Public debt management: global experience for Ukraine

Mariia Mygal

Many people mistakenly believe that if a country has a lot of debt, its economy is on the verge of a crisis. This is not entirely true. If debt is managed effectively, it can significantly reduce its impact on the country’s living standards. Moreover, it can become an impetus that can lead the country out of a difficult situation. It sounds strange and illogical, doesn’t it? 

So, what about Ukraine, where the national debt is increasing by the minute (yes, even as you read this sentence)? With a falling GDP, declining exports, decreasing imports, and increasing destruction, how critical is the situation. Additionally, how can the crisis caused by the war be overcome?

To analyze these issues, we have studied how public debt is managed in economically developed countries recovering from the COVID-19 pandemic. The decisions made by these governments can help Ukraine develop its own plan to stabilize its economy.

The example of the United States, the largest borrower in world history, is often cited as proof that high debt is not necessarily a problem. $31.4 trillion is a staggering amount of money, hard to imagine. This is not an exaggeration or a campaign horror story – it is a real, massive loan from the federal government that has not yet been repaid.

The United States lives in debt, yet successfully develops and faces no issues. How do they do it? Firstly, the US currency is an independent and fully-fledged monetary unit. They export, import, attract investments, and even sell their debt for the dollar, which eliminates the risk of currency instability. It also increases demand for the currency itself, both domestically and abroad.

The US Treasury addresses the enormous challenges and opportunities facing the country through effective bond management. This eliminates the need for additional borrowing, determines the direction of the country’s development, and impacts the security and prosperity of the people for generations to come.

The pandemic has created a similar situation with debt in the Japanese economy, which leads the ranking of public debt to GDP.

Japan’s public debt is primarily domestic, meaning that the country owes money to itself—its banks, companies, trust funds, and government organizations. Furthermore, the debt is denominated in the country’s controlled currency – the yen. For Japan, this factor ensures independence from international partners and enhances attractiveness to creditors.

Government bonds play a dominant role in the Japanese debt market. Although the volume of these loans is substantial, the successful debt regulation policy of the Bank of Japan largely mitigates its negative impact on economic development. The country creates favorable conditions for investing in its own development, with citizens forming a crucial part of the economic backbone.

Germany has also reached a historic high in debt, causing stress for the country, which had been steadily reducing its debt-to-GDP ratio for an extended period.

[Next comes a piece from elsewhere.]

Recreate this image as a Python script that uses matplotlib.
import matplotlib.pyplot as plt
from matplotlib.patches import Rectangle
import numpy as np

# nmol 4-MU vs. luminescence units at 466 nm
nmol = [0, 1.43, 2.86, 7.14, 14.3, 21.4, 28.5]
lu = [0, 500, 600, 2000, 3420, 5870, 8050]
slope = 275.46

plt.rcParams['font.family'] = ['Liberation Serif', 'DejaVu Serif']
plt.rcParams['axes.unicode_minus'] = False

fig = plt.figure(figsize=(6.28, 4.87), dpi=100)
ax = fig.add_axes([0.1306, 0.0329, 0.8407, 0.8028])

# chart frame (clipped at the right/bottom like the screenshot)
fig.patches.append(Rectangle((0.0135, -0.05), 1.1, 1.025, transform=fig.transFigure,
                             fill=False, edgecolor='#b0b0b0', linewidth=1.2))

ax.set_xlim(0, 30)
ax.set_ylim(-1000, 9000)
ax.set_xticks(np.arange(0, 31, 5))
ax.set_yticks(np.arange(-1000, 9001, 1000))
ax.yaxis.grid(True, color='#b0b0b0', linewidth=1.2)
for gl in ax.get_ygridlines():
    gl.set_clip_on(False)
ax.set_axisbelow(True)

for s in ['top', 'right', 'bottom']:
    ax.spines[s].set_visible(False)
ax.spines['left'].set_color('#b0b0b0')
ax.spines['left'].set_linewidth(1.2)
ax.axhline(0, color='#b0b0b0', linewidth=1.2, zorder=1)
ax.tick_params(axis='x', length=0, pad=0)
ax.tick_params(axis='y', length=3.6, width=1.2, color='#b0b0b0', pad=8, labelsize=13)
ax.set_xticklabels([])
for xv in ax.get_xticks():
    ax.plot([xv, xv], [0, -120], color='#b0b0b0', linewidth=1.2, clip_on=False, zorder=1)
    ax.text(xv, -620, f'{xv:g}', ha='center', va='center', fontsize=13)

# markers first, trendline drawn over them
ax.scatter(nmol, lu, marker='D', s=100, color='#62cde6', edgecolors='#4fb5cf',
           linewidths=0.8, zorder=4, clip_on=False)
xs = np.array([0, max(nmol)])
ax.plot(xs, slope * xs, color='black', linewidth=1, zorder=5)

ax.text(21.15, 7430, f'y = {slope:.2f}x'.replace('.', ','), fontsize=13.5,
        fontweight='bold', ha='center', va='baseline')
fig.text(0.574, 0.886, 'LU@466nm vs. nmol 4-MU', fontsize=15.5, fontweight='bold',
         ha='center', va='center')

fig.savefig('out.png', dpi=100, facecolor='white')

Germany has managed to respond decisively to the challenges of the pandemic without jeopardizing the stability of the economy. This was undoubtedly facilitated by the country’s position before the outbreak. In addition, to reduce the debt burden on each German citizen, the government created the Economic Stability Fund, which became one of the elements of the agency model of debt management.

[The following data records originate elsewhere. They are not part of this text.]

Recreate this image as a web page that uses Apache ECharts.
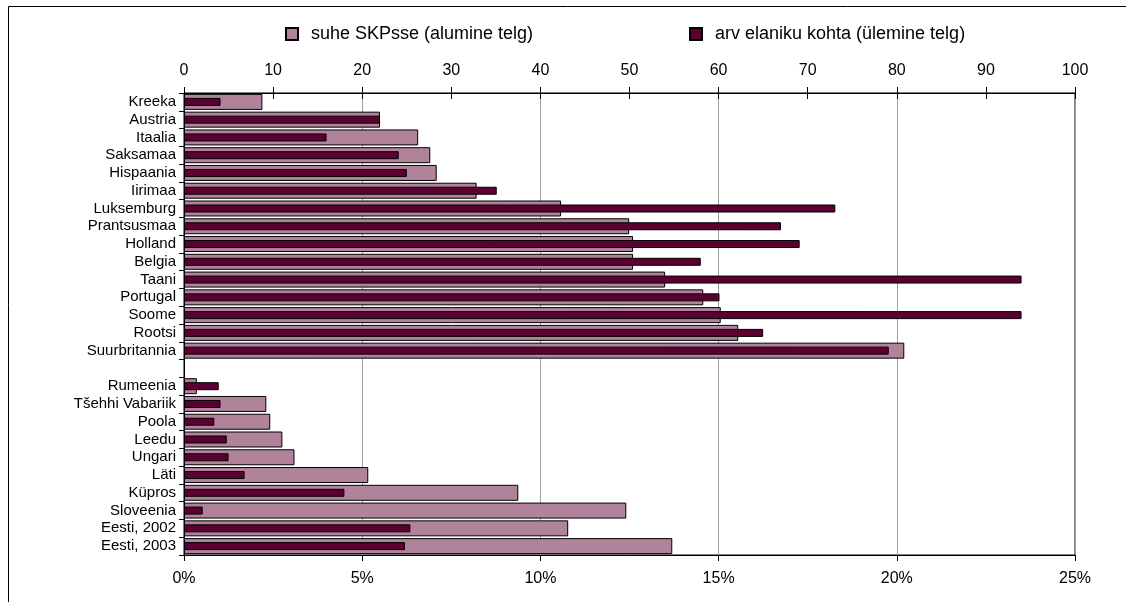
<!DOCTYPE html>
<html>
<head>
<meta charset="utf-8">
<script src="https://cdn.jsdelivr.net/npm/echarts@6/dist/echarts.min.js"></script>
<style>
html,body{margin:0;padding:0;background:#fff;}
#chart{width:1126px;height:602px;}
</style>
</head>
<body>
<div id="chart"></div>
<script>
const categories = ['Kreeka','Austria','Itaalia','Saksamaa','Hispaania','Iirimaa','Luksemburg','Prantsusmaa','Holland','Belgia','Taani','Portugal','Soome','Rootsi','Suurbritannia','','Rumeenia','Tšehhi Vabariik','Poola','Leedu','Ungari','Läti','Küpros','Sloveenia','Eesti, 2002','Eesti, 2003'];
// share of GDP, % (bottom axis)
const shareOfGdp = [2.2,5.5,6.57,6.91,7.09,8.21,10.58,12.49,12.6,12.6,13.5,14.57,15.06,15.55,20.21,null,0.36,2.31,2.42,2.76,3.1,5.17,9.38,12.41,10.78,13.7];
// number per inhabitant (top axis)
const perInhabitant = [4.1,22.0,16.0,24.1,25.0,35.1,73.1,67.0,69.1,58.0,94.0,60.1,94.0,65.0,79.1,null,3.9,4.1,3.4,4.8,5.0,6.8,18.0,2.1,25.4,24.8];
const topTicks = [0,10,20,30,40,50,60,70,80,90,100];
const bottomTicks = [0,5,10,15,20,25];
const seriesNames = ['suhe SKPsse (alumine telg)','arv elaniku kohta (ülemine telg)'];

const font = 'Liberation Sans, Arial, sans-serif';
const chart = echarts.init(document.getElementById('chart'), null, {renderer:'canvas'});
chart.setOption({
  animation:false,
  backgroundColor:'#fff',
  textStyle:{fontFamily:font},
  graphic:[{type:'rect',shape:{x:8.5,y:6.5,width:1300,height:800},style:{fill:'none',stroke:'#000',lineWidth:1},silent:true}],
  legend:[
    {data:[{name:seriesNames[0],icon:'rect'}],left:280,top:20,itemWidth:12,itemHeight:12,itemGap:10,textStyle:{fontFamily:font,fontSize:18,color:'#000',padding:[0,0,0,8]},selectedMode:false},
    {data:[{name:seriesNames[1],icon:'rect'}],left:684,top:20,itemWidth:12,itemHeight:12,itemGap:10,textStyle:{fontFamily:font,fontSize:18,color:'#000',padding:[0,0,0,8]},selectedMode:false}
  ],
  grid:{left:184,right:51,top:93,bottom:47,show:true,borderColor:'#000',borderWidth:1,backgroundColor:'transparent'},
  xAxis:[
    {type:'value',position:'top',min:topTicks[0],max:topTicks[topTicks.length-1],interval:10,
     axisLine:{show:true,lineStyle:{color:'#000',width:1}},
     axisTick:{show:true,length:6,lineStyle:{color:'#000'}},
     axisLabel:{color:'#000',fontSize:16,fontFamily:font,margin:14},
     splitLine:{show:false}},
    {type:'value',position:'bottom',min:bottomTicks[0],max:bottomTicks[bottomTicks.length-1],interval:5,
     axisLine:{show:true,lineStyle:{color:'#000',width:1}},
     axisTick:{show:true,length:6,lineStyle:{color:'#000'}},
     axisLabel:{color:'#000',fontSize:16,fontFamily:font,margin:16,formatter:'{value}%'},
     splitLine:{show:true,lineStyle:{color:'#a0a0a0',width:1}}},
    {type:'value',position:'top',min:0,max:100,interval:10,
     axisLine:{show:false},axisTick:{show:true,inside:true,length:6,lineStyle:{color:'#000'}},
     axisLabel:{show:false},splitLine:{show:false}}
  ],
  yAxis:[
    {type:'category',data:categories,inverse:true,
     axisLine:{show:true,lineStyle:{color:'#000',width:1}},
     axisTick:{show:true,length:5,lineStyle:{color:'#000'}},
     axisLabel:{color:'#000',fontSize:15,fontFamily:font,margin:8,interval:0}},
    {type:'category',data:categories,inverse:true,show:false}
  ],
  series:[
    {name:seriesNames[0],type:'bar',xAxisIndex:1,yAxisIndex:0,data:shareOfGdp,
     barCategoryGap:'10%',
     itemStyle:{color:'#b0839a',borderColor:'#000',borderWidth:1}},
    {name:seriesNames[1],type:'bar',xAxisIndex:0,yAxisIndex:1,data:perInhabitant,
     barWidth:8,
     itemStyle:{color:'#5c0032',borderColor:'#000',borderWidth:1}}
  ]
});
</script>
</body>
</html>
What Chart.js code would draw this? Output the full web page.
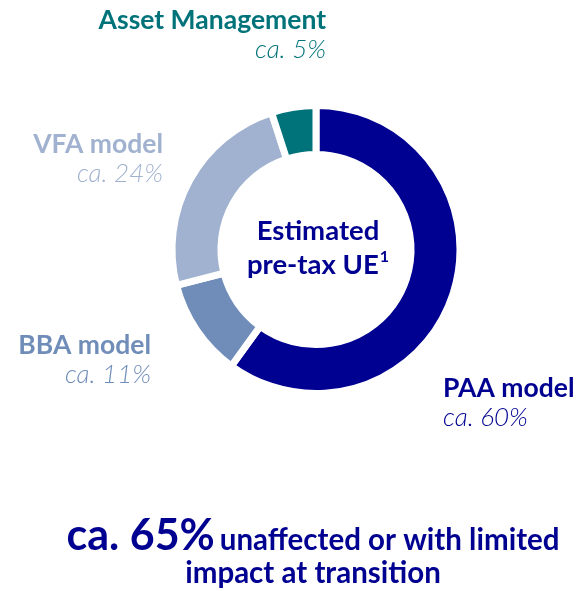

An equally important initiative in Germany was the issuance of green bonds aimed at protecting the environment and addressing environmental problems. This tool was also employed in France, which similarly faced a serious challenge from the COVID pandemic.

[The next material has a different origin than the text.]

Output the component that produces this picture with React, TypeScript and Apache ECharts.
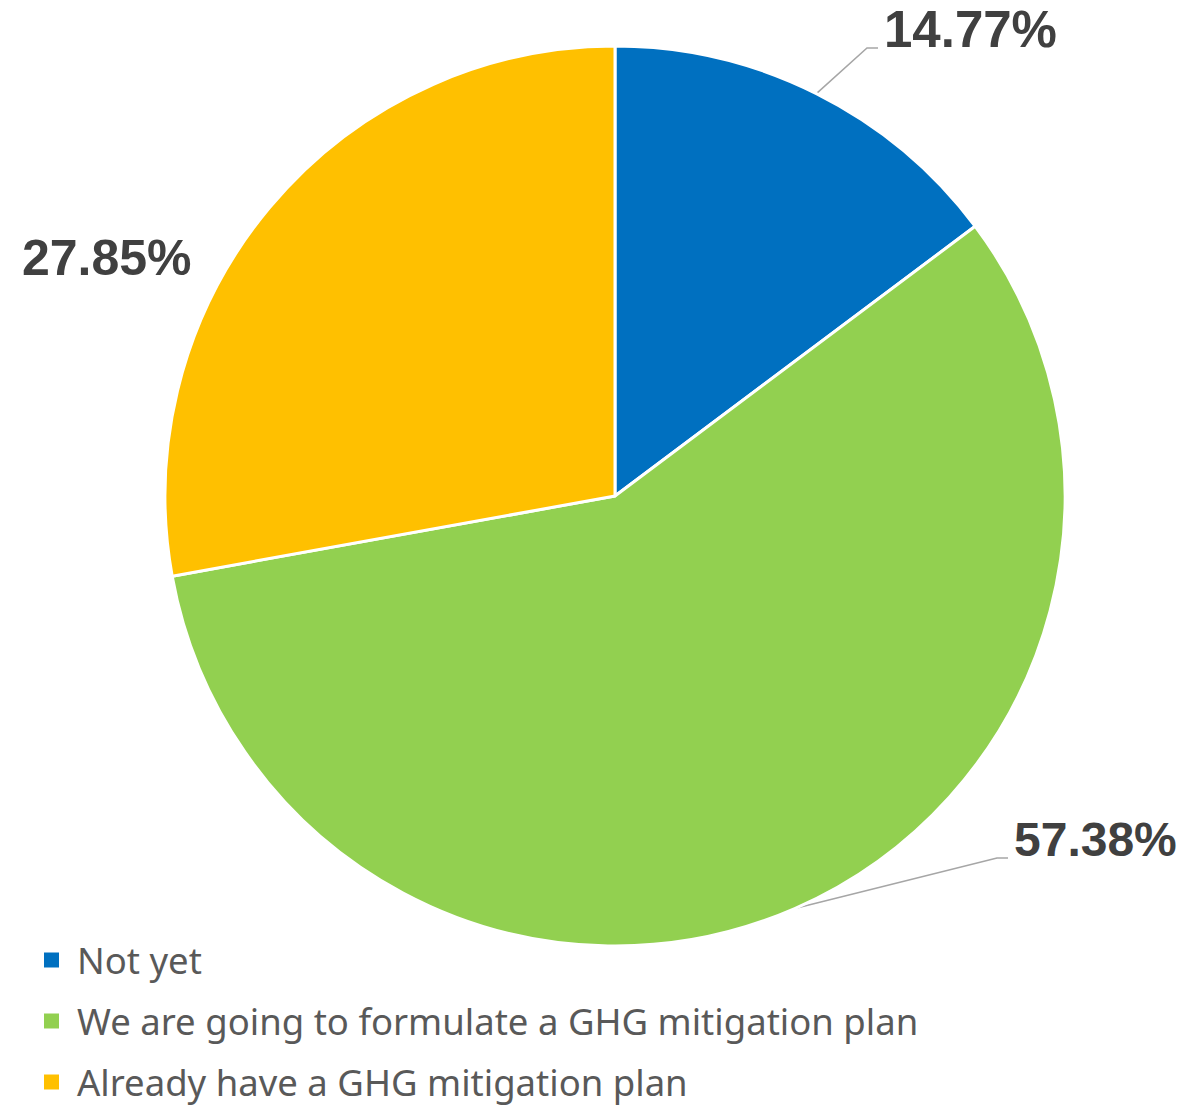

The French government manages its public debt in a way that shields taxpayers from feeling the crisis, ensuring that the ultimate beneficiaries are the population. How do the country’s loans affect the wallet of an ordinary person? Directly. Salaries of teachers, doctors, scientists, military personnel, and civil servants depend on the size of the budget. If the deficit is covered by printing new money, inflation and prices will rise.

In the UK, the situation is precisely the opposite – the policy there is oriented towards increasing taxes.

Considering the decisions made by governments to stabilize the economy after the pandemic crisis, we have identified five key steps towards effective public debt management for Ukraine:

  • Reducing the ratio of net public debt to GDP;
  • Increasing the share of hryvnia-denominated debt in the public debt portfolio- Greater focus on development-oriented external loans;
  • Optimizing the cost and risks of the overall public debt portfolio;
  • Development of the treasury securities market.

However, it should be understood that it is virtually impossible to work in the direction of all these recommendations in a time of war. Therefore, it is worth highlighting those related to the development of the bond market and the focus on investment and innovative external loans.

Currently, the world is showing interest in green bonds, a relatively recent discovery. At the moment, this issue is not a cornerstone for Ukraine, but such an instrument could aid in the country’s post-war recovery. For now, military bonds remain a relevant investment option for Ukrainians to support the armed forces and the economy in the midst of war.

Another crucial observation from the study is the role of the manager in the country’s economic growth. Countries with weaker institutions face greater challenges sustaining growth and are more vulnerable to experiencing periods of crisis and stagnation. Accordingly, the issue of institutional capacity in debt management is one of the key ones.

Thus, it can be argued that today public debt is a global practice for most countries. If the money received is used properly, it can significantly improve the welfare of the country’s citizens in the long run. However, if managed inefficiently, debt becomes a heavy burden not only for the present but also for future generations.